Problem
Can you transcribe the data exactly? Leave the pictures out.

Given data
____________________

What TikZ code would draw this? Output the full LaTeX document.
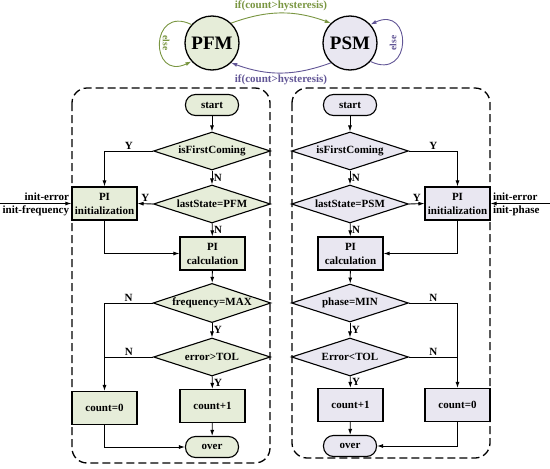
\documentclass[tikz,border=0pt]{standalone}
\usepackage{fontspec}
\setmainfont{Liberation Serif}
\usepackage{tikz}
\usetikzlibrary{arrows.meta,positioning,shapes,calc}
\usepackage{xcolor}
\definecolor{pfmfill}{RGB}{230,237,217}
\definecolor{psmfill}{RGB}{233,231,241}
\definecolor{pfmline}{RGB}{122,150,66}
\definecolor{psmline}{RGB}{98,86,150}

\begin{document}
\begin{tikzpicture}[x=1pt, y=-1pt, >={Latex[length=6pt,width=4pt]},
    font=\fontsize{11}{14}\selectfont\bfseries,
    every path/.style={line width=0.9pt},
    proc/.style={draw, line width=1.1pt, minimum width=65pt, minimum height=33pt, align=center, inner sep=1pt},
    dec/.style={draw, diamond, aspect=3, line width=1.1pt, minimum width=117pt, minimum height=38pt, inner sep=1pt},
    term/.style={draw, rectangle, rounded corners=10pt, line width=1.1pt, minimum width=53pt, minimum height=21pt},
    state/.style={draw, circle, line width=1.3pt, minimum size=54pt, inner sep=0pt, font=\fontsize{19}{21}\selectfont\bfseries},
    yn/.style={font=\fontsize{11}{12}\selectfont\bfseries, inner sep=1.5pt},
    frame/.style={draw, dashed, dash pattern=on 8pt off 4pt, line width=1.3pt, rounded corners=15pt}]
    \useasboundingbox (0,0) rectangle (550,469);
    % mode switching
    \node[state, fill=pfmfill] (pfm) at (212,43) {PFM};
    \node[state, fill=psmfill] (psm) at (350,43) {PSM};
    \draw[->, pfmline] (pfm.46) to[bend left=20] node[above, yn, pfmline] {if(count>hysteresis)} (psm.134);
    \draw[->, psmline] (psm.226) to[bend left=20] node[below, yn, psmline] {if(count>hysteresis)} (pfm.314);
    \draw[->, pfmline] (pfm.138) .. controls +(-42,-20) and +(-42,20) .. (pfm.222);
    \draw[->, psmline] (psm.-42) .. controls +(42,20) and +(42,-20) .. (psm.42);
    \node[rotate=-90, pfmline, font=\fontsize{9.5}{10}\selectfont\bfseries] (else1) at (166,43) {else};
    \node[rotate=90, psmline, font=\fontsize{9.5}{10}\selectfont\bfseries] (else2) at (393,43) {else};
    % frames
    \draw[frame] (72,88) rectangle (270,463);
    \draw[frame] (292,88) rectangle (490,458);
    % PFM flow
    \node[term, fill=pfmfill] (start1) at (212,105) {start};
    \node[dec, fill=pfmfill] (fc1) at (212,151) {isFirstComing};
    \node[dec, fill=pfmfill] (ls1) at (212,204) {lastState=PFM};
    \node[proc, fill=pfmfill] (init1) at (104.5,203.5) {PI\\initialization};
    \node[proc, fill=pfmfill] (calc1) at (212.5,253.5) {PI\\calculation};
    \node[dec, fill=pfmfill] (fm1) at (212,303) {frequency=MAX};
    \node[dec, fill=pfmfill] (err1) at (212,357) {error>TOL};
    \node[proc, fill=pfmfill] (cz1) at (104.5,408) {count=0};
    \node[proc, fill=pfmfill] (ci1) at (212.5,406) {count+1};
    \node[term, fill=pfmfill] (over1) at (212,447) {over};
    \coordinate (in1) at (0,203.5);
    \coordinate (j1) at (err1.west -| cz1.north);
    \draw[->] (in1) -- (init1.west);
    \node[anchor=south east, inner sep=2pt] (ie1) at (init1.west) {init-error};
    \node[anchor=north east, inner sep=2pt] (if1) at (init1.west) {init-frequency};
    \draw[->] (start1) -- (fc1);
    \draw[->] (fc1.west) -| (init1.north) node[pos=0.25, above, yn] {Y};
    \draw[->] (fc1) -- (ls1) node[midway, right, yn] {N};
    \draw[->] (ls1.west) -- (init1.east) node[midway, above, yn] {Y};
    \draw[->] (ls1) -- (calc1) node[midway, right, yn] {N};
    \draw[->] (init1.south) |- (calc1.west);
    \draw[->] (calc1) -- (fm1);
    \draw[->] (fm1.west) -| (cz1.north) node[pos=0.25, above, yn] {N};
    \draw[->] (fm1) -- (err1) node[midway, right, yn] {Y};
    \draw (err1.west) -- (j1) node[midway, above, yn] {N};
    \draw[->] (err1) -- (ci1) node[midway, right, yn] {Y};
    \draw[->] (ci1) -- (over1);
    \draw[->] (cz1.south) |- (over1.west);
    % PSM flow
    \node[term, fill=psmfill] (start2) at (350,105) {start};
    \node[dec, fill=psmfill] (fc2) at (350,151) {isFirstComing};
    \node[dec, fill=psmfill] (ls2) at (350,204) {lastState=PSM};
    \node[proc, fill=psmfill] (init2) at (457.5,203.5) {PI\\initialization};
    \node[proc, fill=psmfill] (calc2) at (350.5,253.5) {PI\\calculation};
    \node[dec, fill=psmfill] (ph2) at (350,303) {phase=MIN};
    \node[dec, fill=psmfill] (err2) at (350,357) {Error<TOL};
    \node[proc, fill=psmfill] (ci2) at (350.5,405) {count+1};
    \node[proc, fill=psmfill] (cz2) at (457.5,405) {count=0};
    \node[term, fill=psmfill] (over2) at (350,446) {over};
    \coordinate (in2) at (550,203.5);
    \coordinate (j2) at (err2.east -| cz2.north);
    \draw[->] (in2) -- (init2.east);
    \node[anchor=south west, inner sep=2pt] (ie2) at (init2.east) {init-error};
    \node[anchor=north west, inner sep=2pt] (ip2) at (init2.east) {init-phase};
    \draw[->] (start2) -- (fc2);
    \draw[->] (fc2.east) -| (init2.north) node[pos=0.25, above, yn] {Y};
    \draw[->] (fc2) -- (ls2) node[midway, right, yn] {N};
    \draw[->] (ls2.east) -- (init2.west) node[midway, above, yn] {Y};
    \draw[->] (ls2) -- (calc2) node[midway, right, yn] {N};
    \draw[->] (init2.south) |- (calc2.east);
    \draw[->] (calc2) -- (ph2);
    \draw[->] (ph2.east) -| (cz2.north) node[pos=0.25, above, yn] {N};
    \draw[->] (ph2) -- (err2) node[midway, right, yn] {Y};
    \draw (err2.east) -- (j2) node[midway, above, yn] {N};
    \draw[->] (err2) -- (ci2) node[midway, right, yn] {Y};
    \draw[->] (ci2) -- (over2);
    \draw[->] (cz2.south) |- (over2.east);
\end{tikzpicture}
\end{document}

____________________

Reply to the task
What TikZ code would draw this? Output the full LaTeX document.
\documentclass[tikz,border=0pt]{standalone}
\usepackage{fontspec}
\setmainfont{Liberation Serif}
\usepackage{tikz}
\usetikzlibrary{arrows.meta,positioning,shapes,calc}
\usepackage{xcolor}
\definecolor{pfmfill}{RGB}{230,237,217}
\definecolor{psmfill}{RGB}{233,231,241}
\definecolor{pfmline}{RGB}{122,150,66}
\definecolor{psmline}{RGB}{98,86,150}

\begin{document}
\begin{tikzpicture}[x=1pt, y=-1pt, >={Latex[length=6pt,width=4pt]},
    font=\fontsize{11}{14}\selectfont\bfseries,
    every path/.style={line width=0.9pt},
    proc/.style={draw, line width=1.1pt, minimum width=65pt, minimum height=33pt, align=center, inner sep=1pt},
    dec/.style={draw, diamond, aspect=3, line width=1.1pt, minimum width=117pt, minimum height=38pt, inner sep=1pt},
    term/.style={draw, rectangle, rounded corners=10pt, line width=1.1pt, minimum width=53pt, minimum height=21pt},
    state/.style={draw, circle, line width=1.3pt, minimum size=54pt, inner sep=0pt, font=\fontsize{19}{21}\selectfont\bfseries},
    yn/.style={font=\fontsize{11}{12}\selectfont\bfseries, inner sep=1.5pt},
    frame/.style={draw, dashed, dash pattern=on 8pt off 4pt, line width=1.3pt, rounded corners=15pt}]
    \useasboundingbox (0,0) rectangle (550,469);
    % mode switching
    \node[state, fill=pfmfill] (pfm) at (212,43) {PFM};
    \node[state, fill=psmfill] (psm) at (350,43) {PSM};
    \draw[->, pfmline] (pfm.46) to[bend left=20] node[above, yn, pfmline] {if(count>hysteresis)} (psm.134);
    \draw[->, psmline] (psm.226) to[bend left=20] node[below, yn, psmline] {if(count>hysteresis)} (pfm.314);
    \draw[->, pfmline] (pfm.138) .. controls +(-42,-20) and +(-42,20) .. (pfm.222);
    \draw[->, psmline] (psm.-42) .. controls +(42,20) and +(42,-20) .. (psm.42);
    \node[rotate=-90, pfmline, font=\fontsize{9.5}{10}\selectfont\bfseries] (else1) at (166,43) {else};
    \node[rotate=90, psmline, font=\fontsize{9.5}{10}\selectfont\bfseries] (else2) at (393,43) {else};
    % frames
    \draw[frame] (72,88) rectangle (270,463);
    \draw[frame] (292,88) rectangle (490,458);
    % PFM flow
    \node[term, fill=pfmfill] (start1) at (212,105) {start};
    \node[dec, fill=pfmfill] (fc1) at (212,151) {isFirstComing};
    \node[dec, fill=pfmfill] (ls1) at (212,204) {lastState=PFM};
    \node[proc, fill=pfmfill] (init1) at (104.5,203.5) {PI\\initialization};
    \node[proc, fill=pfmfill] (calc1) at (212.5,253.5) {PI\\calculation};
    \node[dec, fill=pfmfill] (fm1) at (212,303) {frequency=MAX};
    \node[dec, fill=pfmfill] (err1) at (212,357) {error>TOL};
    \node[proc, fill=pfmfill] (cz1) at (104.5,408) {count=0};
    \node[proc, fill=pfmfill] (ci1) at (212.5,406) {count+1};
    \node[term, fill=pfmfill] (over1) at (212,447) {over};
    \coordinate (in1) at (0,203.5);
    \coordinate (j1) at (err1.west -| cz1.north);
    \draw[->] (in1) -- (init1.west);
    \node[anchor=south east, inner sep=2pt] (ie1) at (init1.west) {init-error};
    \node[anchor=north east, inner sep=2pt] (if1) at (init1.west) {init-frequency};
    \draw[->] (start1) -- (fc1);
    \draw[->] (fc1.west) -| (init1.north) node[pos=0.25, above, yn] {Y};
    \draw[->] (fc1) -- (ls1) node[midway, right, yn] {N};
    \draw[->] (ls1.west) -- (init1.east) node[midway, above, yn] {Y};
    \draw[->] (ls1) -- (calc1) node[midway, right, yn] {N};
    \draw[->] (init1.south) |- (calc1.west);
    \draw[->] (calc1) -- (fm1);
    \draw[->] (fm1.west) -| (cz1.north) node[pos=0.25, above, yn] {N};
    \draw[->] (fm1) -- (err1) node[midway, right, yn] {Y};
    \draw (err1.west) -- (j1) node[midway, above, yn] {N};
    \draw[->] (err1) -- (ci1) node[midway, right, yn] {Y};
    \draw[->] (ci1) -- (over1);
    \draw[->] (cz1.south) |- (over1.west);
    % PSM flow
    \node[term, fill=psmfill] (start2) at (350,105) {start};
    \node[dec, fill=psmfill] (fc2) at (350,151) {isFirstComing};
    \node[dec, fill=psmfill] (ls2) at (350,204) {lastState=PSM};
    \node[proc, fill=psmfill] (init2) at (457.5,203.5) {PI\\initialization};
    \node[proc, fill=psmfill] (calc2) at (350.5,253.5) {PI\\calculation};
    \node[dec, fill=psmfill] (ph2) at (350,303) {phase=MIN};
    \node[dec, fill=psmfill] (err2) at (350,357) {Error<TOL};
    \node[proc, fill=psmfill] (ci2) at (350.5,405) {count+1};
    \node[proc, fill=psmfill] (cz2) at (457.5,405) {count=0};
    \node[term, fill=psmfill] (over2) at (350,446) {over};
    \coordinate (in2) at (550,203.5);
    \coordinate (j2) at (err2.east -| cz2.north);
    \draw[->] (in2) -- (init2.east);
    \node[anchor=south west, inner sep=2pt] (ie2) at (init2.east) {init-error};
    \node[anchor=north west, inner sep=2pt] (ip2) at (init2.east) {init-phase};
    \draw[->] (start2) -- (fc2);
    \draw[->] (fc2.east) -| (init2.north) node[pos=0.25, above, yn] {Y};
    \draw[->] (fc2) -- (ls2) node[midway, right, yn] {N};
    \draw[->] (ls2.east) -- (init2.west) node[midway, above, yn] {Y};
    \draw[->] (ls2) -- (calc2) node[midway, right, yn] {N};
    \draw[->] (init2.south) |- (calc2.east);
    \draw[->] (calc2) -- (ph2);
    \draw[->] (ph2.east) -| (cz2.north) node[pos=0.25, above, yn] {N};
    \draw[->] (ph2) -- (err2) node[midway, right, yn] {Y};
    \draw (err2.east) -- (j2) node[midway, above, yn] {N};
    \draw[->] (err2) -- (ci2) node[midway, right, yn] {Y};
    \draw[->] (ci2) -- (over2);
    \draw[->] (cz2.south) |- (over2.east);
\end{tikzpicture}
\end{document}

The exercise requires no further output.